Japan's second-biggest carmaker Nissan has reported record annual profits after strong demand for its vehicles in the US drove fourth quarter earnings.
Nissan's image has been given a buffing during recent years
But it warned growth would be slower in the current year as concerns about the economy hit US and Japanese consumers.
Operating profit in the 12 months to the end of March was 861.16bn yen ($8bn; £5.5bn), up 4.4% on the year.
For the January to March period, profits rose 11% to 249bn yen ($2.35bn; £1.23bn) compared with a year ago.
Nissan is 44% owned by French carmaker Renault.
Bumper to bumper
The company, along with other Japanese car companies Toyota and Honda, are taking market share from their European and US rivals.
While the Japanese are reporting rising sales and profits, firms such as General Motors, Ford and DaimlerChrysler are struggling to boost earnings.

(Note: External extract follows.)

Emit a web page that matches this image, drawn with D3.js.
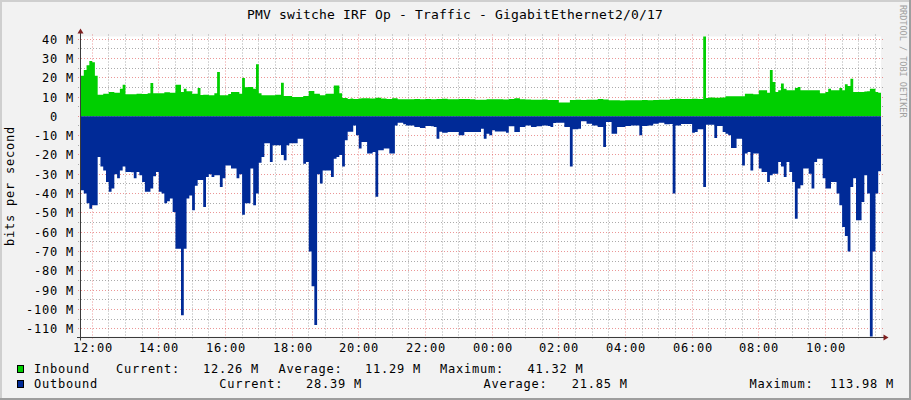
<!DOCTYPE html>
<html>
<head>
<meta charset="utf-8">
<script src="https://cdn.jsdelivr.net/npm/d3@7/dist/d3.min.js"></script>
<style>
  html, body { margin: 0; padding: 0; background: #f2f2f2; }
  svg { display: block; }
  text { font-family: "DejaVu Sans Mono", "Liberation Mono", monospace; fill: #000; white-space: pre; }
</style>
</head>
<body>
<svg id="chart" width="911" height="400"></svg>
<script>
// ---------------- data ----------------
const chartTitle = "PMV switche IRF Op - Traffic - GigabitEthernet2/0/17";
const yAxisTitle = "bits per second";
const watermark = "RRDTOOL / TOBI OETIKER";
const startTime = new Date(2024, 0, 15, 11, 40);
const endTime = new Date(2024, 0, 16, 11, 40);
const stepMinutes = 5;

// Mbit/s, one value per 5 minutes
const inbound = [
  21, 24, 26.4, 28.6, 28, 21,
  11.2, 11.2, 11.7, 11.7, 12.6, 12.6, 12.2, 12.2, 14.3, 16.4, 11.4, 11.4, 11.4, 11.4, 11.7, 11.7, 11.5, 11.5,
  12, 17.2, 12, 12, 12, 12, 12.4, 12.4, 12.2, 12.2, 16.4, 16.4, 12.6, 14.3, 13, 13, 11.7, 11.7, 14.7, 11, 11.2, 11.2, 10.9, 10.9,
  12, 23, 10.9, 10.9, 10.9, 11.5, 12.6, 12.6, 12.6, 11.7, 19.8, 15, 15.2, 15.2, 14.3, 27, 12, 10.9, 10.9, 10.9, 10.9, 10.9,
  11.2, 11.2, 17.4, 10.5, 10.5, 10.5, 10, 10, 10, 10, 10.5, 10.5, 13.1, 13.1, 11.7, 11.7, 10.9, 10.9, 11.7, 11.7, 11.7, 16, 16, 12,
  9.5, 9.5, 9, 9.2, 9, 9, 9.2, 9.4, 9.3, 9.3, 9.2, 9.2, 9.6, 9.6, 9.2, 9.2, 9, 9, 9.3, 9.3, 8.8, 8.8, 8.9, 8.9,
  8.8, 8.8, 9, 9, 8.8, 8.8, 9, 9, 8.8, 8.8, 9, 9, 9.1, 9.1, 8.9, 8.9, 8.8, 8.8, 9, 9, 9, 9, 8.9, 8.9,
  8.6, 8.6, 8.6, 8.6, 8.8, 8.8, 8.8, 8.8, 8.9, 8.9, 8.7, 8.7, 9.0, 9.0, 9.3, 9.3, 8.9, 8.9, 8.7, 8.7, 8.6, 8.6, 8.6, 8.6,
  8.7, 8.7, 8.5, 8.5, 8.5, 8.5, 7.2, 7.2, 7.2, 7.2, 8.4, 8.4, 8.6, 8.6, 8.5, 8.5, 8.6, 8.6, 8.6, 8.6, 9.0, 9.0, 8.7, 8.7,
  8.3, 8.3, 8.3, 8.3, 8.2, 8.2, 8.3, 8.3, 8.3, 8.3, 8.3, 8.3, 8.4, 8.4, 8.3, 8.3, 8.5, 8.5, 8.6, 8.6, 8.6, 8.6, 9, 9,
  9.1, 9.1, 9, 9, 9, 9, 9.1, 9.1, 9, 9, 41.32, 9.5, 9.7, 9.7, 9.6, 9.6, 9.7, 9.7, 10.4, 10.4, 10.4, 10.4, 10.4, 10.4,
  10.4, 11.7, 11.7, 11.7, 11.4, 11.4, 13.5, 13.5, 13.5, 12.2, 24, 17.8, 12.6, 13.5, 17, 14.3, 13.5, 13.5, 13.5, 14.7,
  15.2, 13.5, 13.5, 13.5, 13.5, 13.5, 13.5, 13.5, 12, 12, 12.6, 14.3, 13.5, 13.5, 13.5, 14.7, 13.5, 16.6, 15.7, 19.5,
  12.6, 12.6, 12.6, 12.6, 12.9, 13, 14.3, 14.3, 12.6, 12.26
];
const outbound = [
  38.3, 40, 45, 47.8, 46, 46, 21, 26, 28, 34, 39, 37.4, 30, 32, 28, 26, 28.8, 28.8, 29, 32, 28.8, 30.5, 34, 39,
  39, 37.4, 31, 28.8, 39, 40, 45, 44, 42.6, 49.5, 68.5, 68.5, 103, 68.5, 42.6, 41, 48.6, 36, 33, 33, 47, 31.4, 30, 31.4,
  30.5, 30.5, 36.6, 32, 25.4, 25.4, 27, 27, 32, 30, 51, 45, 45, 27, 46, 40, 24, 21, 14, 14, 23.6, 15, 15, 15,
  20, 22.8, 15, 14, 14, 14, 11.6, 11.6, 24.5, 23.6, 70, 88, 108, 30, 34.8, 28, 28, 28, 31.4, 22, 21, 20,
  26, 12.4, 8, 8, 4.7, 9.8, 16.7, 13.3, 13.3, 19.3, 19.3, 18.5, 41.7, 17.6, 17.6, 16.7, 16.7, 19.3, 19.3, 4.7, 3.3, 3.3, 4.1, 4.7,
  4.7, 4.7, 5.5, 5.5, 6, 6, 5, 5, 5.2, 5.5, 11.6, 8, 8.5, 8.5, 8.1, 8.1, 8.1, 8.1, 9.8, 9.8, 8.1, 8.1, 8.1, 8.1,
  8.1, 8.1, 6.4, 11.6, 9, 9.8, 7.2, 7.8, 7.8, 7.8, 7.8, 8.5, 5.2, 5.2, 8.1, 8.1, 5.5, 5.5, 4.7, 4.7, 5.5, 5.5, 5.2, 5.2,
  4.7, 4.7, 5, 5.5, 3.5, 3.3, 3.3, 3.3, 5.5, 5.5, 26, 6.7, 6.7, 6.4, 2.6, 2.6, 3.8, 3.8, 4.7, 4.7, 5.5, 5.5, 15.9, 3,
  2.9, 9, 9, 5.5, 5.5, 5.5, 5, 5, 4.7, 4.7, 4.7, 9.8, 5, 5, 4.7, 4.7, 3.8, 3.8, 3.3, 3.3, 4.1, 4.1, 4, 40,
  4.7, 4.7, 4, 4, 4, 4, 8.5, 8.1, 6.7, 6.7, 36.6, 4.3, 4.3, 4.3, 11.2, 5, 5, 8.1, 9, 9.8, 16.4, 16.4, 11.6, 11.6,
  25.4, 19.3, 18.5, 28, 19.3, 19.3, 27, 28.8, 28.8, 34, 30.5, 29.7, 29.7, 23.6, 26, 31.4, 23.6, 28.8, 34, 53,
  37.4, 35.7, 27, 27, 29.7, 37.4, 23.6, 22, 22, 32, 37.4, 37.4, 34, 34, 40, 46, 57.3, 62, 70, 36.6,
  32, 53.8, 53.8, 44.3, 30.5, 40, 113.98, 70, 40, 28.39
];

const yTickValues = [40, 30, 20, 10, 0, -10, -20, -30, -40, -50, -60, -70, -80, -90, -100, -110];
const yTickLabels = ["40 M", "30 M", "20 M", "10 M", "0  ", "-10 M", "-20 M", "-30 M", "-40 M", "-50 M",
                     "-60 M", "-70 M", "-80 M", "-90 M", "-100 M", "-110 M"];
const yDomain = [-113.98, 41.32];

const seriesNames = ["Inbound", "Outbound"];
const seriesColors = ["#00CF00", "#002A97"];
const legendCurrent = ["12.26 M", "28.39 M"];
const legendAverage = ["11.29 M", "21.85 M"];
const legendMaximum = ["41.32 M", "113.98 M"];

// ---------------- drawing ----------------
const W = 911, H = 400;
const X0 = 81, X1 = 881, YB = 336.5, YT = 36.5;
const svg = d3.select("#chart");

const x = d3.scaleTime().domain([startTime, endTime]).range([X0, X1]);
const y = d3.scaleLinear().domain(yDomain).range([YB, YT]);

// background + shades
svg.append("rect").attr("x", 0).attr("y", 0).attr("width", W).attr("height", H).attr("fill", "#f2f2f2");
svg.append("path").attr("d", `M0,0H${W}V2H2V${H}H0Z`).attr("fill", "#cfcfcf");
svg.append("path").attr("d", `M${W},0V${H}H0V${H-2}H${W-2}V0Z`).attr("fill", "#9e9e9e");

// canvas
svg.append("rect").attr("x", X0).attr("y", YT).attr("width", X1 - X0).attr("height", YB - YT).attr("fill", "#ffffff");

const snap = v => Math.round(v - 0.5) + 0.5;
const gridG = svg.append("g");
const minorColor = "rgba(143,143,143,0.75)";
const majorColor = "rgba(222,80,80,0.6)";

// horizontal grid
for (let v = -110; v <= 40; v += 5) {
  const major = v % 10 === 0;
  gridG.append("line")
    .attr("x1", X0 - 3).attr("x2", X1 + 2)
    .attr("y1", snap(y(v))).attr("y2", snap(y(v)))
    .attr("stroke", major ? majorColor : minorColor)
    .attr("stroke-width", 1)
    .attr("stroke-dasharray", "1,2");
}
// vertical grid
const minorTimes = d3.timeMinute.every(30).range(startTime, endTime);
minorTimes.forEach(t => {
  const major = t.getMinutes() === 0 && t.getHours() % 2 === 0;
  gridG.append("line")
    .attr("x1", snap(x(t))).attr("x2", snap(x(t)))
    .attr("y1", YT - 2).attr("y2", YB + 3)
    .attr("stroke", major ? majorColor : minorColor)
    .attr("stroke-width", 1)
    .attr("stroke-dasharray", "1,2");
});

// areas
const stepMs = stepMinutes * 60 * 1000;
function pts(arr, sign) {
  const p = arr.map((v, i) => ({ t: new Date(startTime.getTime() + i * stepMs), v: sign * v }));
  p.push({ t: new Date(startTime.getTime() + arr.length * stepMs), v: sign * arr[arr.length - 1] });
  return p;
}
const area = d3.area().curve(d3.curveStepAfter)
  .x(d => x(d.t)).y0(y(0)).y1(d => y(d.v));
svg.append("path").datum(pts(inbound, 1)).attr("d", area).attr("fill", seriesColors[0]);
svg.append("path").datum(pts(outbound, -1)).attr("d", area).attr("fill", seriesColors[1]);

// axes
const axisColor = "#3a3a3a";
const arrowColor = "#7f1f1f";
svg.append("line").attr("x1", 80.5).attr("x2", 80.5).attr("y1", YB + 4).attr("y2", YT - 4)
  .attr("stroke", axisColor).attr("stroke-width", 1);
svg.append("line").attr("x1", 77).attr("x2", X1 + 3).attr("y1", 337.5).attr("y2", 337.5)
  .attr("stroke", axisColor).attr("stroke-width", 1);
svg.append("path").attr("d", "M77.5,33.5L83.5,33.5L80.5,28.5Z").attr("fill", arrowColor);
svg.append("path").attr("d", `M${X1 + 2.5},334.5L${X1 + 2.5},340.5L${X1 + 7.5},337.5Z`).attr("fill", arrowColor);

// y tick labels
const lab = svg.append("g").attr("font-size", "12px").attr("letter-spacing", "0.78px");
yTickValues.forEach((v, i) => {
  lab.append("text").attr("x", 74).attr("y", snap(y(v)) + 4)
    .attr("text-anchor", "end").text(yTickLabels[i]);
});
// x tick labels
const xTicks = d3.timeHour.every(2).range(startTime, endTime);
const fmt = d3.timeFormat("%H:%M");
xTicks.forEach(t => {
  lab.append("text").attr("x", snap(x(t)) + 0.5).attr("y", 352)
    .attr("text-anchor", "middle").text(fmt(t));
});

// title
svg.append("text").attr("x", 455).attr("y", 19).attr("text-anchor", "middle")
  .attr("font-size", "13px").attr("letter-spacing", "0.17px").text(chartTitle);

// y-axis title
svg.append("text").attr("transform", "translate(14,186) rotate(-90)")
  .attr("text-anchor", "middle").attr("font-size", "12px").attr("letter-spacing", "0.78px")
  .text(yAxisTitle);

// watermark
svg.append("text").attr("transform", "translate(900,5) rotate(90)")
  .attr("font-size", "8.5px").style("fill", "#a0a0a0")
  .text(watermark);

// legend
const leg = svg.append("g").attr("font-size", "12px").attr("letter-spacing", "0.78px");
const rowY = [373, 388];
const legendPos = [
  { name: 34, curL: 116, curV: 203, avgL: 278.5, avgV: 365, maxL: 440, maxV: 527.5 },
  { name: 34, curL: 219.3, curV: 306, avgL: 483.5, avgV: 571.7, maxL: 749.5, maxV: 830 }
];
seriesNames.forEach((nm, i) => {
  const p = legendPos[i], by = rowY[i];
  leg.append("rect").attr("x", 17.5).attr("y", by - 7.5).attr("width", 6).attr("height", 7)
    .attr("fill", seriesColors[i]).attr("stroke", "#000").attr("stroke-width", 1);
  leg.append("text").attr("x", p.name).attr("y", by).text(nm);
  leg.append("text").attr("x", p.curL).attr("y", by).text("Current:");
  leg.append("text").attr("x", p.curV).attr("y", by).text(legendCurrent[i]);
  leg.append("text").attr("x", p.avgL).attr("y", by).text("Average:");
  leg.append("text").attr("x", p.avgV).attr("y", by).text(legendAverage[i]);
  leg.append("text").attr("x", p.maxL).attr("y", by).text("Maximum:");
  leg.append("text").attr("x", p.maxV).attr("y", by).text(legendMaximum[i]);
});
</script>
</body>
</html>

"The fundamentals of the business are strong, our products are attractive to customers, and Nissan is poised for sustained, profitable growth," said chief executive Carlos Ghosn.
Keeping Nissan on the road to profit will prove more tricky, analysts say
After taking charge in 1999, Mr Ghosn has overseen a turnaround in Nissan's fortunes and next week will also take over at the helm of France's Renault. Known as 'le cost killer', Mr Ghosn has cut Nissan's overheads by 20% and trimmed its workforce by about 200,000.
Analysts said that cost cutting will have to continue if the company is to keep growing in a tough and competitive market.
Nissan aims to increase vehicle sales to more than four million by 2008, launching 28 new models in the process.
The company sold a record 3.39 million cars worldwide during the past fiscal year. In the US sales rose by 18.4% - breaking through the one million mark for the first time.
Net income rose 1.7% to 512.3bn yen in the year to March, slightly above Nissan's forecasts.
Revenue rose 15.4% to 8.58 trillion yen.